In the material below, find all lines with the string "diagram" and copy them.

* start INFORMATION GIVEN *

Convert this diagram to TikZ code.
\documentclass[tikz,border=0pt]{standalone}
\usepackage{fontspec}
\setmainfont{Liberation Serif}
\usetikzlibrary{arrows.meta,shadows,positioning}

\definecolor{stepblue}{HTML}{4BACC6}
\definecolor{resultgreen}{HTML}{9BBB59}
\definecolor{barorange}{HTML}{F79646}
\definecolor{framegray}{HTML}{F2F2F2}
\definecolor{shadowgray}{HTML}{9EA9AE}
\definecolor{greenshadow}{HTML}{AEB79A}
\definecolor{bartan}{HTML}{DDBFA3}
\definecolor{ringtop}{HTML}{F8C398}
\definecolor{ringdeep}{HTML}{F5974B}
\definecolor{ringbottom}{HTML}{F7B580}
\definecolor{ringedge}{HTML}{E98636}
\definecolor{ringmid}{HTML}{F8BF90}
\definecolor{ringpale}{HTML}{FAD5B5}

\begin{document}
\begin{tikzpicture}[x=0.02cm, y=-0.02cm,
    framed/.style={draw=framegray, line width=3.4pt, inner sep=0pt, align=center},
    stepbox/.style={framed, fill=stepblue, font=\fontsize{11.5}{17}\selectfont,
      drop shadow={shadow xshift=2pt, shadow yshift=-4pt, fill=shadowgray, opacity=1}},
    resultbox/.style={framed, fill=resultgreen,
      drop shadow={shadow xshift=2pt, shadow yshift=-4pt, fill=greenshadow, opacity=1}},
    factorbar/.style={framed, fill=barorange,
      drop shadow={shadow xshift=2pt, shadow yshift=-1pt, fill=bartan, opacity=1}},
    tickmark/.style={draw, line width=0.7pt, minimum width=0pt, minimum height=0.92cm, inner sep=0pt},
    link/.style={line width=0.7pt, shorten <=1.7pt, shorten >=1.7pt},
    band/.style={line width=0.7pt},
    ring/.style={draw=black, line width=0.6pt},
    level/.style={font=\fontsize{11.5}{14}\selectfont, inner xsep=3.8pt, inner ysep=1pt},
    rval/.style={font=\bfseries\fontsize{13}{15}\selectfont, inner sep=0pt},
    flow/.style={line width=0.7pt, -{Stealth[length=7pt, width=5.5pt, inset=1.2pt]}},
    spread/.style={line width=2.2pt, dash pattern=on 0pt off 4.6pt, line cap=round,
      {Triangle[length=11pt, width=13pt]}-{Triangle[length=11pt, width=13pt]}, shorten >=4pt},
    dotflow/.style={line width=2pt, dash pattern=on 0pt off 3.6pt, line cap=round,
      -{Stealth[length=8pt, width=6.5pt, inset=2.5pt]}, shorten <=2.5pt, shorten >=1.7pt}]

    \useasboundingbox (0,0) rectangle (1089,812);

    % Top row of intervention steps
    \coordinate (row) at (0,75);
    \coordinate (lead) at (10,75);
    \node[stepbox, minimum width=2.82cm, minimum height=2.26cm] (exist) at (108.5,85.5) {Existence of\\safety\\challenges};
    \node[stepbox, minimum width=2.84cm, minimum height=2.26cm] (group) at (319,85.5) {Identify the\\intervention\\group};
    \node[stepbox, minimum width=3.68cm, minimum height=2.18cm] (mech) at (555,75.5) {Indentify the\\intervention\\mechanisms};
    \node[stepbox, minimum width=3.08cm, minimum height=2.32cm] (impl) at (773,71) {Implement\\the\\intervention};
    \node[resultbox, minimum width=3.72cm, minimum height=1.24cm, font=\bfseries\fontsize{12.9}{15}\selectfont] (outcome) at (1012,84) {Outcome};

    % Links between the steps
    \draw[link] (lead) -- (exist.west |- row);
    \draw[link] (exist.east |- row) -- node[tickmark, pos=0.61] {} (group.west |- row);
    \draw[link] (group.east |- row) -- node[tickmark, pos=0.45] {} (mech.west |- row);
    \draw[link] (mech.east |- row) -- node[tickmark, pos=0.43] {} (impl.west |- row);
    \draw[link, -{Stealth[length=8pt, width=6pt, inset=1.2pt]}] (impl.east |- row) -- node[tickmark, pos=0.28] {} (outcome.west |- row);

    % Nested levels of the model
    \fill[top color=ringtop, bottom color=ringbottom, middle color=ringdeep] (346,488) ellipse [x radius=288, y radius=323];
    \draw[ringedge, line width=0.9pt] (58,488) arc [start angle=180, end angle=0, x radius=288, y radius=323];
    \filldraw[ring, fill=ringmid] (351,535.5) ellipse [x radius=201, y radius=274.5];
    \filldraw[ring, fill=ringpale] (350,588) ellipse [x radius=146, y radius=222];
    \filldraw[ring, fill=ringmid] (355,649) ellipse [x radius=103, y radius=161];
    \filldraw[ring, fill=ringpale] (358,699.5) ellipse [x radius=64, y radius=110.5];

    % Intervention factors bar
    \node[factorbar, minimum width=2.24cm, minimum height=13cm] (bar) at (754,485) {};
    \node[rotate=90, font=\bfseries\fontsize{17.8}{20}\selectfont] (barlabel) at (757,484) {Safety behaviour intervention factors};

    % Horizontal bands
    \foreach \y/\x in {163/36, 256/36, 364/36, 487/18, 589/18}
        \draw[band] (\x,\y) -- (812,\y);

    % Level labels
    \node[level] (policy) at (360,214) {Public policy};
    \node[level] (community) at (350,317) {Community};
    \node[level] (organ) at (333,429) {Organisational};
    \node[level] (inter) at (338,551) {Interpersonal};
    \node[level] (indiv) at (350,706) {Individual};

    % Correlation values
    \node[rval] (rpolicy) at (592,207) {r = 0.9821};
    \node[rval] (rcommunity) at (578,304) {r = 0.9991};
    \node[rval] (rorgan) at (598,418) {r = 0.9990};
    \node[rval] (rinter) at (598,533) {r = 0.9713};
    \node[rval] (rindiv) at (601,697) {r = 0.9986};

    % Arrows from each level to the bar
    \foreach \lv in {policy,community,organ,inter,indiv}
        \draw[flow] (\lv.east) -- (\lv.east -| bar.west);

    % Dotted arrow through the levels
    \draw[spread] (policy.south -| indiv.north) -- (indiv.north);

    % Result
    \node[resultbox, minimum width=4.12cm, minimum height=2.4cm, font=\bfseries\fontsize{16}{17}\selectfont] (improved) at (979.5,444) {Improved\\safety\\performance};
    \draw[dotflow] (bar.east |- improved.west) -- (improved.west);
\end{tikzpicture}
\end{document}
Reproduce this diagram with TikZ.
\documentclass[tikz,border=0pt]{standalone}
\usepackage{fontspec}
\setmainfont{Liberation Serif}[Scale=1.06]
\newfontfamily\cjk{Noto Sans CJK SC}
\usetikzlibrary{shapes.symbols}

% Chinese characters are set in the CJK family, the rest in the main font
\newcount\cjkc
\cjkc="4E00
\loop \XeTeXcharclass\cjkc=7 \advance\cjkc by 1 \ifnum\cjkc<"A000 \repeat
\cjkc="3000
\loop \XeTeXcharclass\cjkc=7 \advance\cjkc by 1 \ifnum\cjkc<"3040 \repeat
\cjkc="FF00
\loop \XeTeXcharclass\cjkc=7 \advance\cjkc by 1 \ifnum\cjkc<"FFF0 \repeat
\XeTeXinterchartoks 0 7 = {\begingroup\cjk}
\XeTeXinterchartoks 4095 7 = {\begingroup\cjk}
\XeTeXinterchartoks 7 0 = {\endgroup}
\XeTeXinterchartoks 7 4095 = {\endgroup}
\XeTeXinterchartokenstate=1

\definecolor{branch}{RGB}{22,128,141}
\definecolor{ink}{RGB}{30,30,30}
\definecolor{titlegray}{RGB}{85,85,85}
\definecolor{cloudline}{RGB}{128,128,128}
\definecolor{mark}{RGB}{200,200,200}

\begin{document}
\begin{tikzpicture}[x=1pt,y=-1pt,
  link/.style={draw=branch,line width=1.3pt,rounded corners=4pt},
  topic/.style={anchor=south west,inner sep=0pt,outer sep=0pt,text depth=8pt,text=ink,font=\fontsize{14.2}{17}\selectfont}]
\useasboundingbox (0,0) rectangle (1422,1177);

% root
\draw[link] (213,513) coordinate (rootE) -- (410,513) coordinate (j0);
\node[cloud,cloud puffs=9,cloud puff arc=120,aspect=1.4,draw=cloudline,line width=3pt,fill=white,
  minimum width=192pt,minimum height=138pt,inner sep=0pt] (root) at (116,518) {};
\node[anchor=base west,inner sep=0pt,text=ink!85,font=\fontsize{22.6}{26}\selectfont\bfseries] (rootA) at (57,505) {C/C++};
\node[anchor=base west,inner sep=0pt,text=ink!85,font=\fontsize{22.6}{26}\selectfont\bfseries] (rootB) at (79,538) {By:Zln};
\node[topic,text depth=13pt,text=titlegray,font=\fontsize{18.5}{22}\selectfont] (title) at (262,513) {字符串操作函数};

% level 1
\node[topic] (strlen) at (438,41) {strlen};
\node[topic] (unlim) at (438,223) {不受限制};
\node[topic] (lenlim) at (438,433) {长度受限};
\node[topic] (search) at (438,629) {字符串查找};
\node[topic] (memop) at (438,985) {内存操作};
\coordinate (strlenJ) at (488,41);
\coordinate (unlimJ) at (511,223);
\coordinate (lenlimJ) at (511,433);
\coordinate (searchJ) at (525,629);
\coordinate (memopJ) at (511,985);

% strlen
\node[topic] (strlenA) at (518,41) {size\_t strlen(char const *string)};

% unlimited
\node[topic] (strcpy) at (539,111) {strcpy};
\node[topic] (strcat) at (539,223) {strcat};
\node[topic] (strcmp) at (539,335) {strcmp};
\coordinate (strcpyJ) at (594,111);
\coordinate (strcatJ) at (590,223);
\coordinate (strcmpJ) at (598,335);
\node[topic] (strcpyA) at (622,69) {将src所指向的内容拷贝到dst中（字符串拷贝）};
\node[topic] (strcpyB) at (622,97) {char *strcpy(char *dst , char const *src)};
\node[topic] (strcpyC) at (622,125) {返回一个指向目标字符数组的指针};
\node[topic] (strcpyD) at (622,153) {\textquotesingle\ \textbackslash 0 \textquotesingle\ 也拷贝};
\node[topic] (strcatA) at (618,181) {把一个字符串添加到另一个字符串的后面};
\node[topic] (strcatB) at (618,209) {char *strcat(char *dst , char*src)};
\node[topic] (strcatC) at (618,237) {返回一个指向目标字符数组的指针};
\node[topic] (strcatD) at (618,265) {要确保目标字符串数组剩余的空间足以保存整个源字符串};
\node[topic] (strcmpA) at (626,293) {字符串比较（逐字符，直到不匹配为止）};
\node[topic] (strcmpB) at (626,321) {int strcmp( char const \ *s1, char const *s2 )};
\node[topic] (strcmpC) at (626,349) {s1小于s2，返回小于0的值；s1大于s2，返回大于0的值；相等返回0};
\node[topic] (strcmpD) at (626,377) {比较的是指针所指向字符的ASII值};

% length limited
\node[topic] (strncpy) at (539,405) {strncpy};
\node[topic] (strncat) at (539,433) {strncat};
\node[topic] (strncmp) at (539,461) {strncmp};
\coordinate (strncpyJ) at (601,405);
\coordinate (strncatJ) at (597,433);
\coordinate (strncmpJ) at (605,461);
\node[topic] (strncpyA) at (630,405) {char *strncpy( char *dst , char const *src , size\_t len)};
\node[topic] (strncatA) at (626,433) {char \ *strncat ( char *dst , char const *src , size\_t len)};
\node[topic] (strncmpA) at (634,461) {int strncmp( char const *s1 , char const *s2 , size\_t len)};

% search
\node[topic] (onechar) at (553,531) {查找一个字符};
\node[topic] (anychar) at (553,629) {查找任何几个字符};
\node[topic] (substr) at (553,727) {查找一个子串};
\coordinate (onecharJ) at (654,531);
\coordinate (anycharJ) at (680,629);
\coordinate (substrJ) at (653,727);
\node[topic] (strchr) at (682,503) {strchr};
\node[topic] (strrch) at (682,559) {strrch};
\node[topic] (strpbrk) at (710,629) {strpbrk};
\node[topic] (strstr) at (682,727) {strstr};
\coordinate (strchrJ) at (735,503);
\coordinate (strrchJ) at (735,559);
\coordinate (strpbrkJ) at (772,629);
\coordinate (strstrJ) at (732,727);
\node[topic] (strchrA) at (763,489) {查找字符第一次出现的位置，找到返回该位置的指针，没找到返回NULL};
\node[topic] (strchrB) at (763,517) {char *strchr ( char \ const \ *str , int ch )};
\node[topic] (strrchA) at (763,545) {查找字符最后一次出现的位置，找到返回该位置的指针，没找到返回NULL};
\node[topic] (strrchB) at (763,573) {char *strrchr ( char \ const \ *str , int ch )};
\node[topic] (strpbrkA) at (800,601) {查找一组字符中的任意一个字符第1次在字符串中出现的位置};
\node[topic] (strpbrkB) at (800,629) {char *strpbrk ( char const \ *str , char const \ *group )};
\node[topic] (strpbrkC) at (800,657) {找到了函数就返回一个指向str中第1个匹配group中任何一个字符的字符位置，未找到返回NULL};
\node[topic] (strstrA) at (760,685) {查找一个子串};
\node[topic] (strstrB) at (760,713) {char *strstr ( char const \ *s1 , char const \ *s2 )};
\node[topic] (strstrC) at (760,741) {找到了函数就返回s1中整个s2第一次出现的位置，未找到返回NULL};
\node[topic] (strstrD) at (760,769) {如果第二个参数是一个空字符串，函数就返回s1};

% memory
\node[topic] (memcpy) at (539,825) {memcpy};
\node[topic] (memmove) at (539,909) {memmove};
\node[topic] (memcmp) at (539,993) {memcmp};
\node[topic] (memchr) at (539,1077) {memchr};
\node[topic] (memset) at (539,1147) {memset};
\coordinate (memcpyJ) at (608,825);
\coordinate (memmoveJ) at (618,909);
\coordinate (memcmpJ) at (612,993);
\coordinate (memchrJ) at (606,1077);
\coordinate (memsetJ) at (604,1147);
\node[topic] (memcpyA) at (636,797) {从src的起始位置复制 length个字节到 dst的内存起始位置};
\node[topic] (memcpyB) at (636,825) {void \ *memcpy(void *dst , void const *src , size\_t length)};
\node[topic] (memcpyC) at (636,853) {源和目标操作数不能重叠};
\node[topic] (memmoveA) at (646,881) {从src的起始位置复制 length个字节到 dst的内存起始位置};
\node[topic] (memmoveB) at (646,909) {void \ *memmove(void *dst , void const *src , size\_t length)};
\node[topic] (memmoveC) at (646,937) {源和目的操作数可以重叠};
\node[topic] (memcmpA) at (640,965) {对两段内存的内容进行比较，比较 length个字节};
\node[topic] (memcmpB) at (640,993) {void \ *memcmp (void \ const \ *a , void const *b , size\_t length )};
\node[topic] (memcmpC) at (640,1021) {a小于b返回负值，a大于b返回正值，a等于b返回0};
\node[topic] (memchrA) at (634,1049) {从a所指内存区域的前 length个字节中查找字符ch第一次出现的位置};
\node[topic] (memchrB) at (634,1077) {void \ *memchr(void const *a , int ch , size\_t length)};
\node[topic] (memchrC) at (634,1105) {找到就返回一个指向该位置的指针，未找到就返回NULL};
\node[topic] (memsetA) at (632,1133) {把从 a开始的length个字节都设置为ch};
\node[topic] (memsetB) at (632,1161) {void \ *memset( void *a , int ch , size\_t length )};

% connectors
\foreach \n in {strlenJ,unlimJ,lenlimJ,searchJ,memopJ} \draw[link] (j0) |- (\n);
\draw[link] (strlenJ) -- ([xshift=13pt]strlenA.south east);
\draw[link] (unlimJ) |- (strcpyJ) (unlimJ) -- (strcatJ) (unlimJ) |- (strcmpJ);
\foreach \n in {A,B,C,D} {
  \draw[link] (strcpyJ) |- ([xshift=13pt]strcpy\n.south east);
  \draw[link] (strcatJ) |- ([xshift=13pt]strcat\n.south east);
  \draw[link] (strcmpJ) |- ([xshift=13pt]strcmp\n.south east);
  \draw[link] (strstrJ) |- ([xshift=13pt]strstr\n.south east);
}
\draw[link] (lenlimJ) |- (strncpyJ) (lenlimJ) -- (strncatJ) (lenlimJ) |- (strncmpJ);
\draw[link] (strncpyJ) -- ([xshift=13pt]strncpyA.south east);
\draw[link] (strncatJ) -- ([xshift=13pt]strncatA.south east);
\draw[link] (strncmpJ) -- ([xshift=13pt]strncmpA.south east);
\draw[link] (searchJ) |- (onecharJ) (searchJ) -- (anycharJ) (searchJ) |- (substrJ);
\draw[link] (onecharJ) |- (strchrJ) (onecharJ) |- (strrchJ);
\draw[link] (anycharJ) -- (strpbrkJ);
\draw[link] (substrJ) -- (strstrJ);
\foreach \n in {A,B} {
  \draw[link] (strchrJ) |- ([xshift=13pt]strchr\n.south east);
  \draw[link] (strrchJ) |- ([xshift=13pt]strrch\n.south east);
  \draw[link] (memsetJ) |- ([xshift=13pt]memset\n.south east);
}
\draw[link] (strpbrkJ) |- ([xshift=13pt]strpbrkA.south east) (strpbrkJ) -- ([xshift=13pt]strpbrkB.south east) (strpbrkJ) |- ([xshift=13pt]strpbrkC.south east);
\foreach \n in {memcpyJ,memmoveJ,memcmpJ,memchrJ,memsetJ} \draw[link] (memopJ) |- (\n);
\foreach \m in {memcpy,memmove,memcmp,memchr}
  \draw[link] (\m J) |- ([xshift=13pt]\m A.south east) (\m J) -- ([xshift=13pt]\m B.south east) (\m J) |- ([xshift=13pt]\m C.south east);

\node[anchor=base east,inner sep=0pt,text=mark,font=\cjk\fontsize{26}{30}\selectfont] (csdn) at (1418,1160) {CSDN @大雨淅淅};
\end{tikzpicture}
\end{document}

* end INFORMATION GIVEN *

CORRECT RESULT —
Convert this diagram to TikZ code.
Reproduce this diagram with TikZ.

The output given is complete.